***** Dataset entries
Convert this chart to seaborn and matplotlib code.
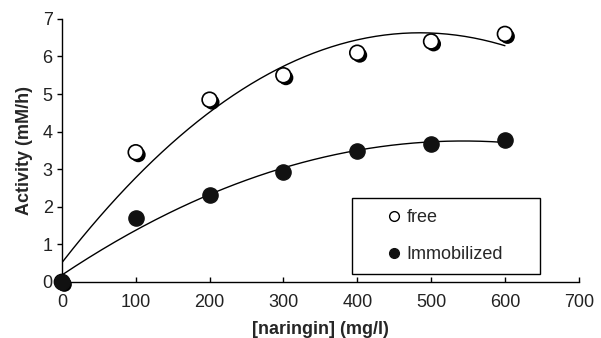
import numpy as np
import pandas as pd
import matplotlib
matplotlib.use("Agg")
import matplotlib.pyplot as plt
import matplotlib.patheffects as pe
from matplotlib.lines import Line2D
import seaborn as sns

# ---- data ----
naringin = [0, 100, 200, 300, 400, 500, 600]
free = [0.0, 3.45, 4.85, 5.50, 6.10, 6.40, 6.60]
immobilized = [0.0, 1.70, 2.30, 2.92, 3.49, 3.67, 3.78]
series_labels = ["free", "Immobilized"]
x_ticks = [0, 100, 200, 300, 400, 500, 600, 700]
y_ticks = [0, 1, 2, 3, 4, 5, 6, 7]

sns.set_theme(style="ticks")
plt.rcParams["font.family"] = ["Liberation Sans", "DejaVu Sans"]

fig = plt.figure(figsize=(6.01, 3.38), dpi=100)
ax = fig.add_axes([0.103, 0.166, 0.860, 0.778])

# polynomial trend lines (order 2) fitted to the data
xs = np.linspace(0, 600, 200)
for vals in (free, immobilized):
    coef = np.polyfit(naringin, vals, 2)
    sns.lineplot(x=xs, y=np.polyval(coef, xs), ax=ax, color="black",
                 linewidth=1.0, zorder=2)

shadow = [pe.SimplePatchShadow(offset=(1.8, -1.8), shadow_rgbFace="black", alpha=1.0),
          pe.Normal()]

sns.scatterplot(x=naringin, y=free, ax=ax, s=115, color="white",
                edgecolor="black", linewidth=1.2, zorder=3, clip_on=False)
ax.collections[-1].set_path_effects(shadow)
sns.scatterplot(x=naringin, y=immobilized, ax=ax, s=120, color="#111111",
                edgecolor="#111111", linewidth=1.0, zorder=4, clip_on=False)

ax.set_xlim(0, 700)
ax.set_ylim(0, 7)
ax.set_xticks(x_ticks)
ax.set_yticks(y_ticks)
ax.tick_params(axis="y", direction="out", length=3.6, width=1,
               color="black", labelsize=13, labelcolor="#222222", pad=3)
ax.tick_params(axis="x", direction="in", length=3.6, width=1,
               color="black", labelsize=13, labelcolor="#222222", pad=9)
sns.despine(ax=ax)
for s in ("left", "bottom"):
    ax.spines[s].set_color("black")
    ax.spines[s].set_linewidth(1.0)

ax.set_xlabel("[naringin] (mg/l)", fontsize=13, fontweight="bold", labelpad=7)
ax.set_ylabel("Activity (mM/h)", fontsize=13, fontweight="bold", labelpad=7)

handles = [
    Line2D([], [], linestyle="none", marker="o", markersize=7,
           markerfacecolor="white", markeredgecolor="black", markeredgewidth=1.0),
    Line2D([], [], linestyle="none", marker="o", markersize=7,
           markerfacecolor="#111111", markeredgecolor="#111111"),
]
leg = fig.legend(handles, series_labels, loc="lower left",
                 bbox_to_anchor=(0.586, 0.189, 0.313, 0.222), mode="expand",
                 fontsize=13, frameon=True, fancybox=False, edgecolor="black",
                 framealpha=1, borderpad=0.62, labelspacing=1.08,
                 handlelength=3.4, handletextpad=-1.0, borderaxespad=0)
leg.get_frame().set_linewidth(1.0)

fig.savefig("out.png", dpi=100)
**********
***** Dataset entries
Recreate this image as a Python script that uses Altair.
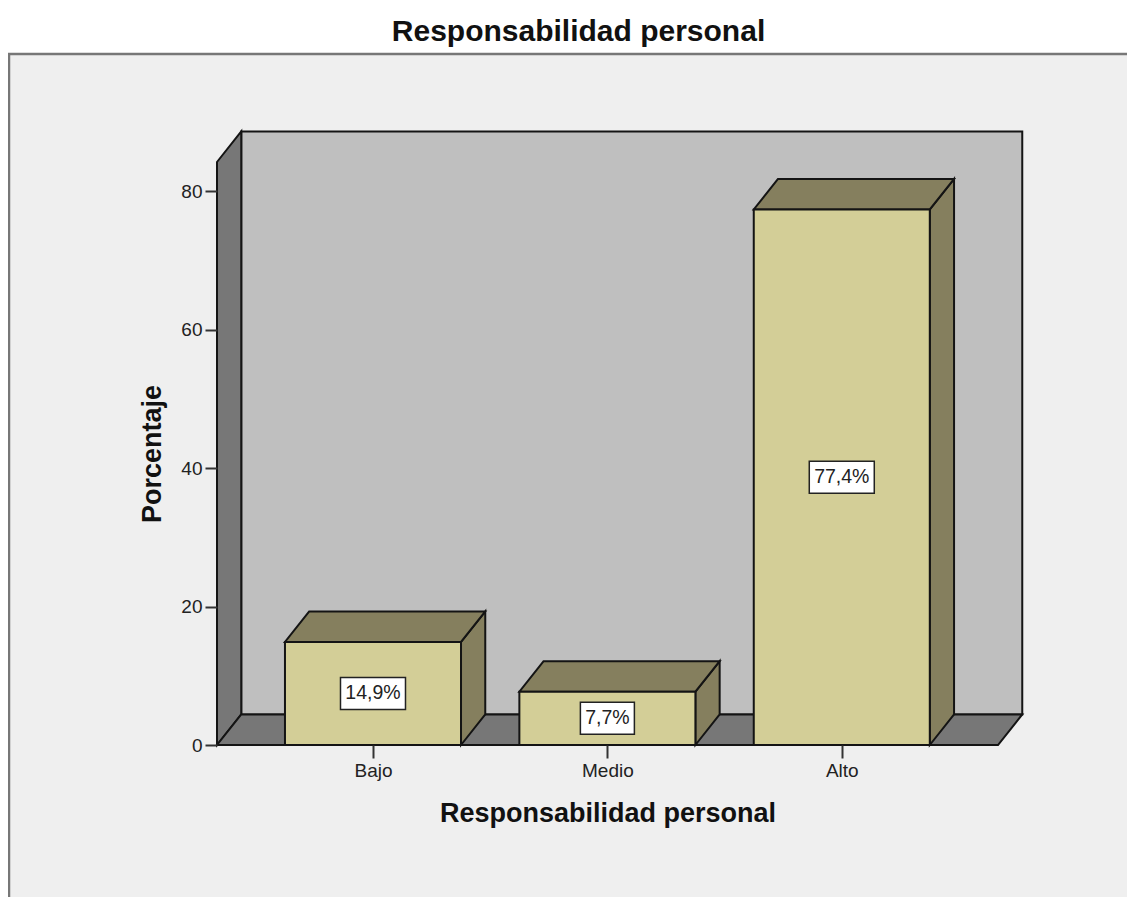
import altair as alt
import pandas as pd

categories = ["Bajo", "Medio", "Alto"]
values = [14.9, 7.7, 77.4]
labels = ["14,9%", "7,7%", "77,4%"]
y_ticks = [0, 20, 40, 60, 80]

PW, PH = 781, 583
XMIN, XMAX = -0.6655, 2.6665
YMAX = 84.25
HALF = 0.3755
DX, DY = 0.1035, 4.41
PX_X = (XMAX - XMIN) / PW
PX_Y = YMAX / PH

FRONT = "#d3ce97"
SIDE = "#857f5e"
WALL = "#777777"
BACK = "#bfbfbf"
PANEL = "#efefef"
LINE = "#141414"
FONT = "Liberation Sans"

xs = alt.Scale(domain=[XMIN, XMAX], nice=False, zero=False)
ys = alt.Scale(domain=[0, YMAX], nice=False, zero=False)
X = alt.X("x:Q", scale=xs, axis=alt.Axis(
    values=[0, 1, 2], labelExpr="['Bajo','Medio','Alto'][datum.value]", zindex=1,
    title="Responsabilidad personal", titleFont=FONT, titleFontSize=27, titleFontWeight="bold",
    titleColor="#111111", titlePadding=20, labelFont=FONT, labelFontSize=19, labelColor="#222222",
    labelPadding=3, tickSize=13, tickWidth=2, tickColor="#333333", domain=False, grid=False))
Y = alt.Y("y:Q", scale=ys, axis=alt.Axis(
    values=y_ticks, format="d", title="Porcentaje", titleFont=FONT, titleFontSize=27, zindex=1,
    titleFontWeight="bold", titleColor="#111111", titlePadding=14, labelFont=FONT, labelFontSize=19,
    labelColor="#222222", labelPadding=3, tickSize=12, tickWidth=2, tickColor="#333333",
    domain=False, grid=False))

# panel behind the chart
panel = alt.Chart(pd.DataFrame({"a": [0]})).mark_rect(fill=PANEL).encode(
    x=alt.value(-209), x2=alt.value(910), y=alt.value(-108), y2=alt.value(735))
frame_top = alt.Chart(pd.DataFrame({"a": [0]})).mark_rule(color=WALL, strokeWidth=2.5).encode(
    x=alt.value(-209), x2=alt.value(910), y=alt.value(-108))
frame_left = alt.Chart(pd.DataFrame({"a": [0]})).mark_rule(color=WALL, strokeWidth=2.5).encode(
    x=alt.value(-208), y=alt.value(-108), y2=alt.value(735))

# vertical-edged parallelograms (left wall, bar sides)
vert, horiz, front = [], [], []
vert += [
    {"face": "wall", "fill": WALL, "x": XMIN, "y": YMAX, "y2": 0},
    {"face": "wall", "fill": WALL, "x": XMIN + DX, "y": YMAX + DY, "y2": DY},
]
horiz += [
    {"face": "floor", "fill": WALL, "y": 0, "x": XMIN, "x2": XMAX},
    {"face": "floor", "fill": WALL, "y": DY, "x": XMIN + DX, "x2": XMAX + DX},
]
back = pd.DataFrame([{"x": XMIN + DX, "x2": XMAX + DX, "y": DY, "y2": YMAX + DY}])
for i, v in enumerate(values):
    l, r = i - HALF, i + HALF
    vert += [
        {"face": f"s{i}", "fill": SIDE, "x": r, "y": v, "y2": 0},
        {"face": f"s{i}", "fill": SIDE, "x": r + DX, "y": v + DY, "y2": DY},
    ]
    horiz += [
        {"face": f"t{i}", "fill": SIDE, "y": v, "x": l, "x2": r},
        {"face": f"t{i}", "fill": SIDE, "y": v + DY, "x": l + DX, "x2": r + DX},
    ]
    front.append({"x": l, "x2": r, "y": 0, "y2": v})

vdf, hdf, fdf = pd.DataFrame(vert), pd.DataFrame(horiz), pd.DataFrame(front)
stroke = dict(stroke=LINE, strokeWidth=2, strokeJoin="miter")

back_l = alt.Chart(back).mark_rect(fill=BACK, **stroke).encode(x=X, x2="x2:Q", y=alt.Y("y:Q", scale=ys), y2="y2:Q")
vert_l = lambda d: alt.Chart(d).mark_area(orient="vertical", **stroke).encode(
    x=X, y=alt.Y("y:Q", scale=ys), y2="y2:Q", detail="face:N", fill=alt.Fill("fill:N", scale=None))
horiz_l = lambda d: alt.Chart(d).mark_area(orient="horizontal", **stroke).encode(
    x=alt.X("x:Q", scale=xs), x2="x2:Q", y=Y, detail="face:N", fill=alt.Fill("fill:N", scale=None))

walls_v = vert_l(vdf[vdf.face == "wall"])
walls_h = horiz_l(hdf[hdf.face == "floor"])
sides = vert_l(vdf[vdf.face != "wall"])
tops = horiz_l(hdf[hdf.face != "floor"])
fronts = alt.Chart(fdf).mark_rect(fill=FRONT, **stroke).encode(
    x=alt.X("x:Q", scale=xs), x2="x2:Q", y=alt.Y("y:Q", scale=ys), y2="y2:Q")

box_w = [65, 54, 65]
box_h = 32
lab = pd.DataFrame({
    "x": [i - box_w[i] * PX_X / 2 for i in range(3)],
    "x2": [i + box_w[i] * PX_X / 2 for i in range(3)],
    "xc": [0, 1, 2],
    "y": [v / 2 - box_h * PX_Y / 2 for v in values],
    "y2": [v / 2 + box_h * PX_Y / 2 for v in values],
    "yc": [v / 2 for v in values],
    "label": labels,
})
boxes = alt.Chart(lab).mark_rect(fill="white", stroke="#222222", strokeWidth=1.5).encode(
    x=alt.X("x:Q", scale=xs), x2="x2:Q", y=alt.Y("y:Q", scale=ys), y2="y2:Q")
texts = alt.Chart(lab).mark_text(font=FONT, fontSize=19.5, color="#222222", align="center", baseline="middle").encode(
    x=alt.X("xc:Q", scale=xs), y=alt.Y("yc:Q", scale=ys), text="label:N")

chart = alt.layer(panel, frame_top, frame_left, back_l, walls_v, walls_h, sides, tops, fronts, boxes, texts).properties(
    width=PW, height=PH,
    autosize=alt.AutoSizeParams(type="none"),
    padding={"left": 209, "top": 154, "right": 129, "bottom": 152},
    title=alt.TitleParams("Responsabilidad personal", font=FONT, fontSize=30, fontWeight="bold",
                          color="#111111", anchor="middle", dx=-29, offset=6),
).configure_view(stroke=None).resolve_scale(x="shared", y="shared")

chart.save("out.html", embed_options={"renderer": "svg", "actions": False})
**********
***** Dataset entries
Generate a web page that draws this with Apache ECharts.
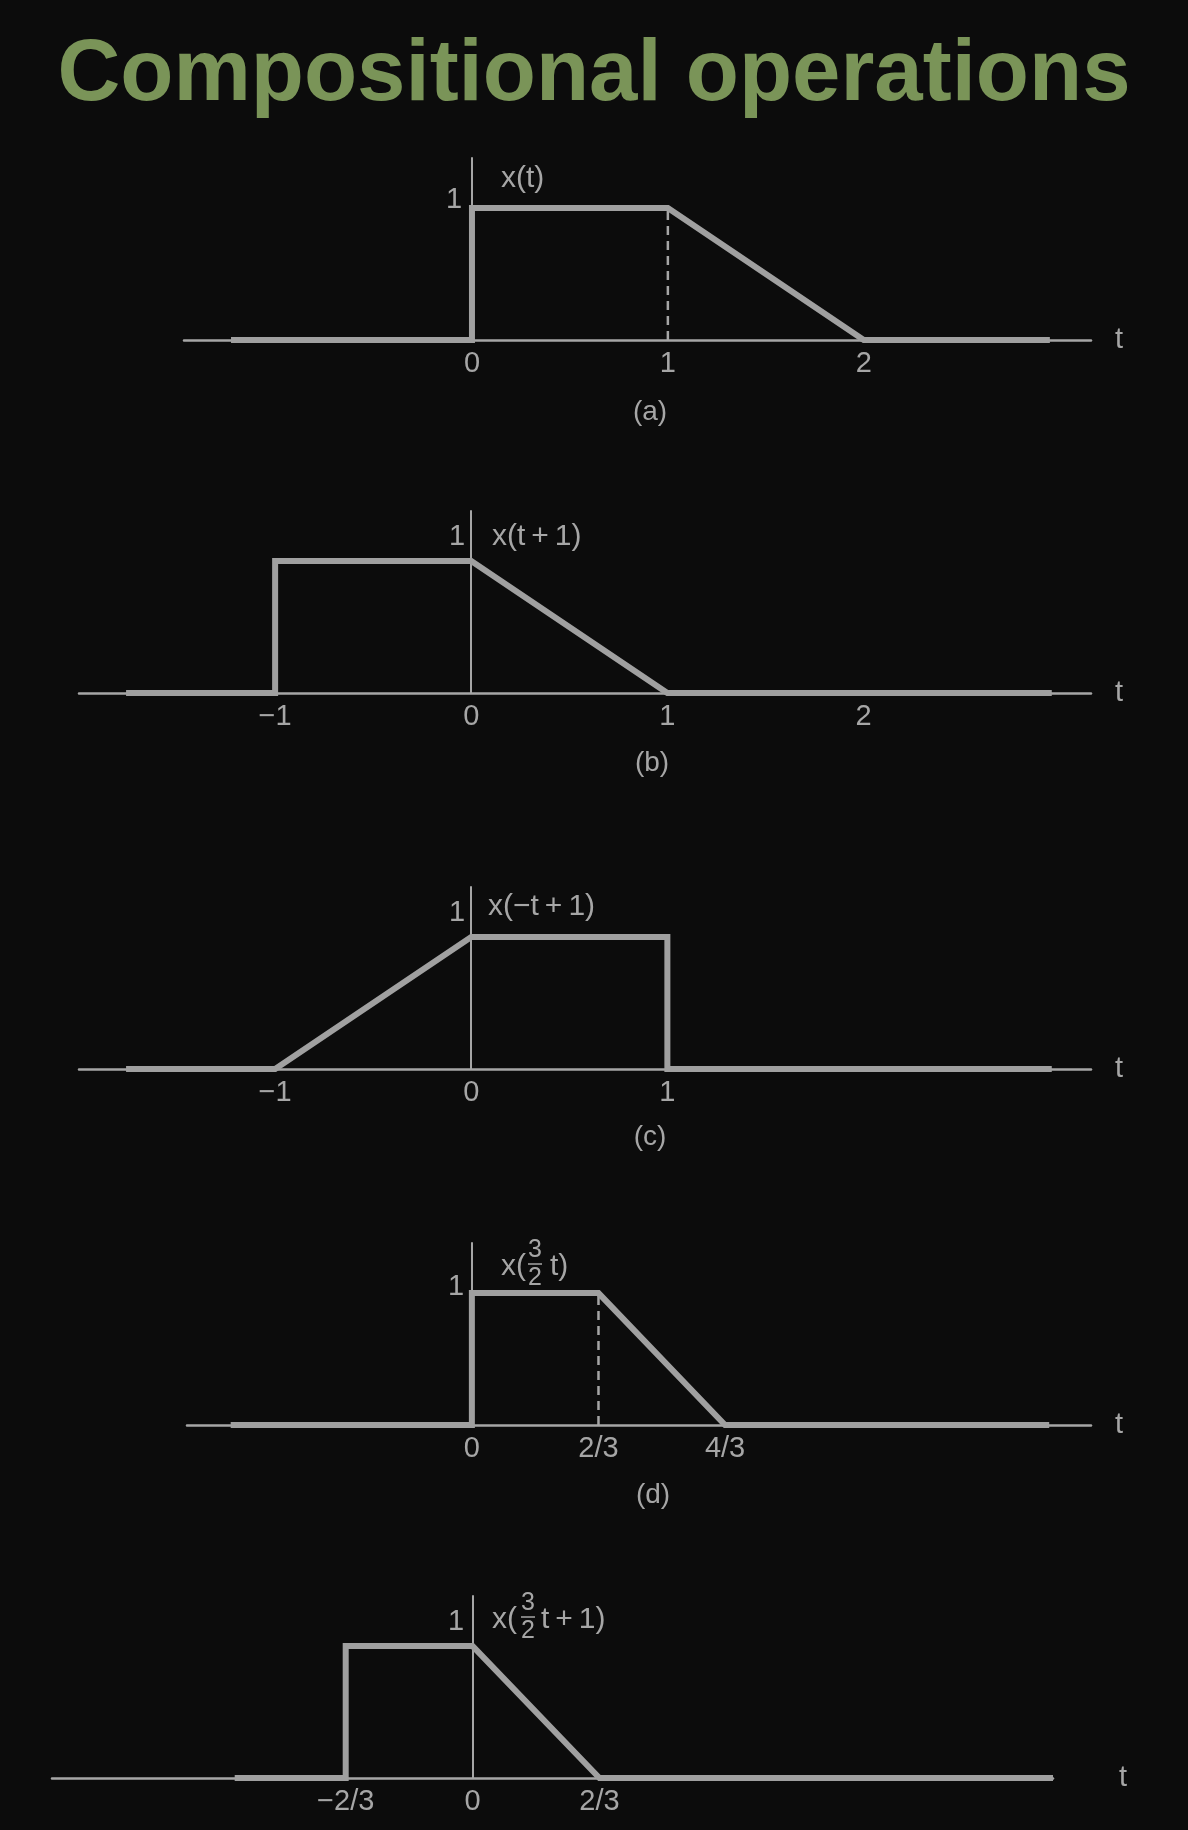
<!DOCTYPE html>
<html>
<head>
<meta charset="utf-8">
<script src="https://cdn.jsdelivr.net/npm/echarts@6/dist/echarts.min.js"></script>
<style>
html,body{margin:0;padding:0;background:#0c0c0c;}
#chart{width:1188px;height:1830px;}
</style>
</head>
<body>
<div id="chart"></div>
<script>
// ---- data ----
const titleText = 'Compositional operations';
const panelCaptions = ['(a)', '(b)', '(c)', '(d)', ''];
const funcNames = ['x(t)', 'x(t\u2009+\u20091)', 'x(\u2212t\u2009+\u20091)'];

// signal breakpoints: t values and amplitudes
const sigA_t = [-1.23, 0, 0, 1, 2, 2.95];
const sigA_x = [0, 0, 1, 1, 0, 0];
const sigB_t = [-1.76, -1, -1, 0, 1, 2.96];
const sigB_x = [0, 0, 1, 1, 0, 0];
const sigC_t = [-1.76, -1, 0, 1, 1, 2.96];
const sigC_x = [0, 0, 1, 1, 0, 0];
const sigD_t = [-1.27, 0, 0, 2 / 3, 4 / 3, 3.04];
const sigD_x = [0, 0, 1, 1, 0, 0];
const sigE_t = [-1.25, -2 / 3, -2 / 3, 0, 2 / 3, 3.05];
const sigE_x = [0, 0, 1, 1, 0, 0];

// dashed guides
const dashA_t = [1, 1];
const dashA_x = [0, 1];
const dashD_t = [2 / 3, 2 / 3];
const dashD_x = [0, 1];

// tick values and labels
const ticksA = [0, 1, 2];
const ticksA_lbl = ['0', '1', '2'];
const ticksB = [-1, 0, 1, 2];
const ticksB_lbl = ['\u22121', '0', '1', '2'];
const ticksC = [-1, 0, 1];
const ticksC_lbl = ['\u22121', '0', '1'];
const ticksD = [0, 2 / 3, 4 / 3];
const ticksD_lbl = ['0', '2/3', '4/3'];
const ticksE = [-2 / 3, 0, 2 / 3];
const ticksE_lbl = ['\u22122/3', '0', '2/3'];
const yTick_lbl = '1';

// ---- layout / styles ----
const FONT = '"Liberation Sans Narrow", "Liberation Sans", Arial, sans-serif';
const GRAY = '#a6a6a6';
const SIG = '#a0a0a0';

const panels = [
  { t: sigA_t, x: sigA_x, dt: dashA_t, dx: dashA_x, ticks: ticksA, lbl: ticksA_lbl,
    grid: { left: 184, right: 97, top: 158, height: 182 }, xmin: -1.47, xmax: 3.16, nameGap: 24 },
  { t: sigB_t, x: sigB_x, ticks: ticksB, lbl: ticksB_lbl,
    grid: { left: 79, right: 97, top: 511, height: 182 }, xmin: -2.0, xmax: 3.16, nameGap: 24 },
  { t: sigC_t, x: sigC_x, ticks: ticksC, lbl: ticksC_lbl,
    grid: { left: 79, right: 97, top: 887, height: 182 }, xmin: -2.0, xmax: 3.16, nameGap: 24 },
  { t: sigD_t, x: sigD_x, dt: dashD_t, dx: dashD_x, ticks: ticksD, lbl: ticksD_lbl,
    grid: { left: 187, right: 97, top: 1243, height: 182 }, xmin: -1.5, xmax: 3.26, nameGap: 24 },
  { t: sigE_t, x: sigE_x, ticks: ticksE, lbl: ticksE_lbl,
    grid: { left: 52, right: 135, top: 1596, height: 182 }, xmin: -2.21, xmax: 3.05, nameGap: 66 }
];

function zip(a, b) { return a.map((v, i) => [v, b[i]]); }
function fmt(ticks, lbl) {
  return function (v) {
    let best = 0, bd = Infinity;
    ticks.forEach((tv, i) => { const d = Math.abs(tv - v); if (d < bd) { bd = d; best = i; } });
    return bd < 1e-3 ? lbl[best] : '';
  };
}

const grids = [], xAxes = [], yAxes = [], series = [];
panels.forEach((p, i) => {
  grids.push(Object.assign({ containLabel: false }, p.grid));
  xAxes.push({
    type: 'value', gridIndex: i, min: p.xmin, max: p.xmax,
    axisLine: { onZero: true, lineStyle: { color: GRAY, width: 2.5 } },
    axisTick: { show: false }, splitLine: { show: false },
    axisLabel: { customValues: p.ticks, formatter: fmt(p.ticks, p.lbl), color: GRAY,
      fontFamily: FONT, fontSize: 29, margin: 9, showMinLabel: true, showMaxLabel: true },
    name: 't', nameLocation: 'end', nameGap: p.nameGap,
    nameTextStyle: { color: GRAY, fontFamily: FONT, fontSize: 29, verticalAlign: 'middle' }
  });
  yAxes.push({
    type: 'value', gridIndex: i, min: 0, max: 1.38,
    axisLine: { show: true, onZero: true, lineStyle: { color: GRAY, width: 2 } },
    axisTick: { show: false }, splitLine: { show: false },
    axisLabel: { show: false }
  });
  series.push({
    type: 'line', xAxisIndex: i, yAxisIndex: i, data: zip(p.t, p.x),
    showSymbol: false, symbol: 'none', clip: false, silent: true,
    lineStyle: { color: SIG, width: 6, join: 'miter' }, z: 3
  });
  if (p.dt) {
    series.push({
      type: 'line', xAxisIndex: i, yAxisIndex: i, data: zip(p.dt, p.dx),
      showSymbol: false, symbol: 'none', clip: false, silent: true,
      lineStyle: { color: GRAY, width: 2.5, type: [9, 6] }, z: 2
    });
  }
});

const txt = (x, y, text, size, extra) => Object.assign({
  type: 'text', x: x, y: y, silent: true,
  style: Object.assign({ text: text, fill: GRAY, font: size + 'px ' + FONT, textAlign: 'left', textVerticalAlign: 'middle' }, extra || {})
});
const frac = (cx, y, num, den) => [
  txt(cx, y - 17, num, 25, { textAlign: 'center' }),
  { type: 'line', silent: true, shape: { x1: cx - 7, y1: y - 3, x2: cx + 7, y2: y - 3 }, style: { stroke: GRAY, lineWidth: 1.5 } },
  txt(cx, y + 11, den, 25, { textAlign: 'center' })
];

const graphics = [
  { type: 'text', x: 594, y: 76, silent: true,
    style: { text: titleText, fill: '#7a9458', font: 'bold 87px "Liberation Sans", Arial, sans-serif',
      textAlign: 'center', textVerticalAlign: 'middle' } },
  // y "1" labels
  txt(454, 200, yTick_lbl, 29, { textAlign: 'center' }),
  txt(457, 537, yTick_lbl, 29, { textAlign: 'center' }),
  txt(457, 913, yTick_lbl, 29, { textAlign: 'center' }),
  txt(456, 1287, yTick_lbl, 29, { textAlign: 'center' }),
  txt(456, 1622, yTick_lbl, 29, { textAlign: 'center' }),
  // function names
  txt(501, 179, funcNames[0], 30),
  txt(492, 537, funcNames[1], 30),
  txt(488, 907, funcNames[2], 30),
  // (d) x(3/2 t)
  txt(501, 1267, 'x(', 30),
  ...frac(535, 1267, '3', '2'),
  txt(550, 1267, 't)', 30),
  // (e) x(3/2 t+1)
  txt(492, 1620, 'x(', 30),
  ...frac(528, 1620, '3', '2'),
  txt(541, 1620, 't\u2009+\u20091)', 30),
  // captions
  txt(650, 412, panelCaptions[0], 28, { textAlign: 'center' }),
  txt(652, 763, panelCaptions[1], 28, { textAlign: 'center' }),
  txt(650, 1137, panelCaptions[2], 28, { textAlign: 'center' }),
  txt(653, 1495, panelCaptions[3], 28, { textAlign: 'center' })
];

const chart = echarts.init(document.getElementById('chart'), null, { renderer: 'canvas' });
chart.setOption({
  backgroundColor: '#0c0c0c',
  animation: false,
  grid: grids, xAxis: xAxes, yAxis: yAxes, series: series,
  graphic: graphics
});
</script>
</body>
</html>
**********
Goal of the exercise
Your task is to transcribe exactly the lines starting at the line that contains "Convert this chart" and ending at the line that contains "import seaborn as sns", both included. Leave out the pictures.

Written solution
Convert this chart to seaborn and matplotlib code.
import numpy as np
import pandas as pd
import matplotlib
matplotlib.use("Agg")
import matplotlib.pyplot as plt
import matplotlib.patheffects as pe
from matplotlib.lines import Line2D
import seaborn as sns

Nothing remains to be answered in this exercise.